We just hope they’re eating well, and haven’t fallen in with a bad crowd. The nights get pretty cold out here; me and Brian were lucky to find a couple of sleeping bags which didn’t smell too bad, so we get by. There’s some people come round with soup and sandwiches in the evenings… I just hope Blake and Blaise are doing as well”.

Like the many homeless people currently living on the streets of our capital, Brian spends most of his day trying to scrape together enough money to buy food, and shelter. Waking early to get a ‘good spot’ at an ATM or Luas stop, O’Donnell faces frequent harassment from Gardaí who move him along.

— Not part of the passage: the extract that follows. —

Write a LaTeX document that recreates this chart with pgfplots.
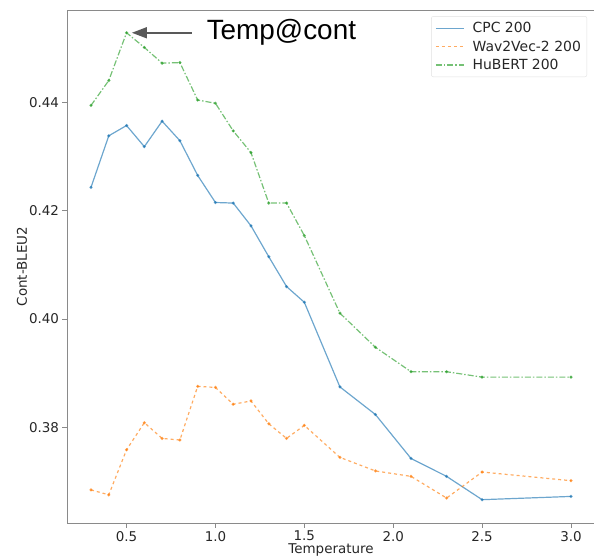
\documentclass[border=0pt]{standalone}
\usepackage{fontspec}
\setmainfont{DejaVu Sans}
\newfontfamily\arialfont{Liberation Sans}
\usepackage{pgfplots}
\pgfplotsset{compat=1.18}
\usetikzlibrary{arrows.meta}

\definecolor{tabblue}{HTML}{1F77B4}
\definecolor{taborange}{HTML}{FF7F0E}
\definecolor{tabgreen}{HTML}{2CA02C}
\definecolor{spine}{HTML}{8A8A8A}

\begin{document}
\begin{tikzpicture}
\begin{axis}[
    name=ax,
    scale only axis,
    width=528bp, height=513bp,
    xmin=0.165, xmax=3.135,
    ymin=0.3624, ymax=0.4570,
    xtick={0.5,1.0,...,3.0},
    ytick={0.38,0.40,0.42,0.44},
    xticklabel style={/pgf/number format/fixed,/pgf/number format/fixed zerofill,/pgf/number format/precision=1},
    yticklabel style={/pgf/number format/fixed,/pgf/number format/fixed zerofill,/pgf/number format/precision=2},
    /pgf/number format/assume math mode=true,
    tick label style={font=\fontsize{13.5}{15}\selectfont, text=black!85},
    axis line style={spine, line width=0.9bp},
    tick style={spine, line width=0.8bp},
    tick align=outside,
    major tick length=4.5bp,
    xtick pos=bottom, ytick pos=left,
    xlabel={Temperature},
    ylabel={Cont-BLEU2},
    every axis x label/.style={at={(axis description cs:0.5,-0.0535)}, anchor=center,
        font=\fontsize{13.5}{15}\selectfont, text=black!85},
    every axis y label/.style={at={(axis description cs:-0.0852,0.5)}, anchor=center, rotate=90,
        font=\fontsize{13.5}{15}\selectfont, text=black!85},
    legend style={at={(0.985,0.988)}, anchor=north east, draw=black!12, rounded corners=2bp,
        font=\fontsize{14}{16}\selectfont, text=black!85, row sep=2.5bp, inner sep=4bp},
    legend cell align=left,
    legend image post style={xscale=1.65, mark=none},
    every axis plot/.append style={line width=1.2bp, opacity=0.65, mark=*, mark size=0.9bp},
]
\addplot[tabblue, solid, mark options={solid}] coordinates {
(0.3,0.4243) (0.4,0.4338) (0.5,0.4357) (0.6,0.4318) (0.7,0.4365) (0.8,0.4329)
(0.9,0.4265) (1.0,0.4215) (1.1,0.4214) (1.2,0.4172) (1.3,0.4115) (1.4,0.4060)
(1.5,0.4031) (1.7,0.3875) (1.9,0.3824) (2.1,0.3743) (2.3,0.3710) (2.5,0.3667)
(3.0,0.3673)
};
\addlegendentry{\hspace{6bp}CPC 200}
\addplot[taborange, dashed, mark options={solid}] coordinates {
(0.3,0.3685) (0.4,0.3676) (0.5,0.3759) (0.6,0.3809) (0.7,0.3780) (0.8,0.3777)
(0.9,0.3876) (1.0,0.3874) (1.1,0.3843) (1.2,0.3849) (1.3,0.3807) (1.4,0.3780)
(1.5,0.3804) (1.7,0.3745) (1.9,0.3720) (2.1,0.3710) (2.3,0.3670) (2.5,0.3718)
(3.0,0.3702)
};
\addlegendentry{\hspace{6bp}Wav2Vec-2 200}
\addplot[tabgreen, dash pattern=on 6bp off 2bp on 1.5bp off 2bp, mark options={solid}] coordinates {
(0.3,0.4394) (0.4,0.4440) (0.5,0.4528) (0.6,0.4501) (0.7,0.4472) (0.8,0.4473)
(0.9,0.4404) (1.0,0.4398) (1.1,0.4347) (1.2,0.4307) (1.3,0.4214) (1.4,0.4214)
(1.5,0.4154) (1.7,0.4011) (1.9,0.3948) (2.1,0.3903) (2.3,0.3903) (2.5,0.3893)
(3.0,0.3893)
};
\addlegendentry{\hspace{6bp}HuBERT 200}
\draw[black!65, line width=1.6bp, -{Triangle[length=15bp,width=11bp]}]
    (axis cs:0.867,0.4528) -- (axis cs:0.53,0.4528);
\node[anchor=west, inner sep=0pt, font=\arialfont\fontsize{28}{30}\selectfont]
    at (axis cs:0.95,0.4528) {Temp@cont};
\end{axis}
\pgfresetboundingbox
\path[use as bounding box] (ax.south west) ++(-67bp,-37bp) rectangle ++(594bp,560bp);
\end{tikzpicture}
\end{document}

“I’m just trying to get enough for a night in the Shelbourne,” sobbed O’Donnell, after losing a High Court battle to stop Guards moving him away from a Luas stop.

“On top of it all, Bank Of Ireland are still after me to pay back the millions I owe. They want 70c out of every euro I get on the street here… I just can’t catch a break”.

As we leave the O’Donnells at the end of the day, they’re curling into a ball together in a filthy doorstep. With nowhere to go except any of their other high-profile properties scattered across the globe, they seem doomed to become just another statistic of the demise of the Celtic Tiger.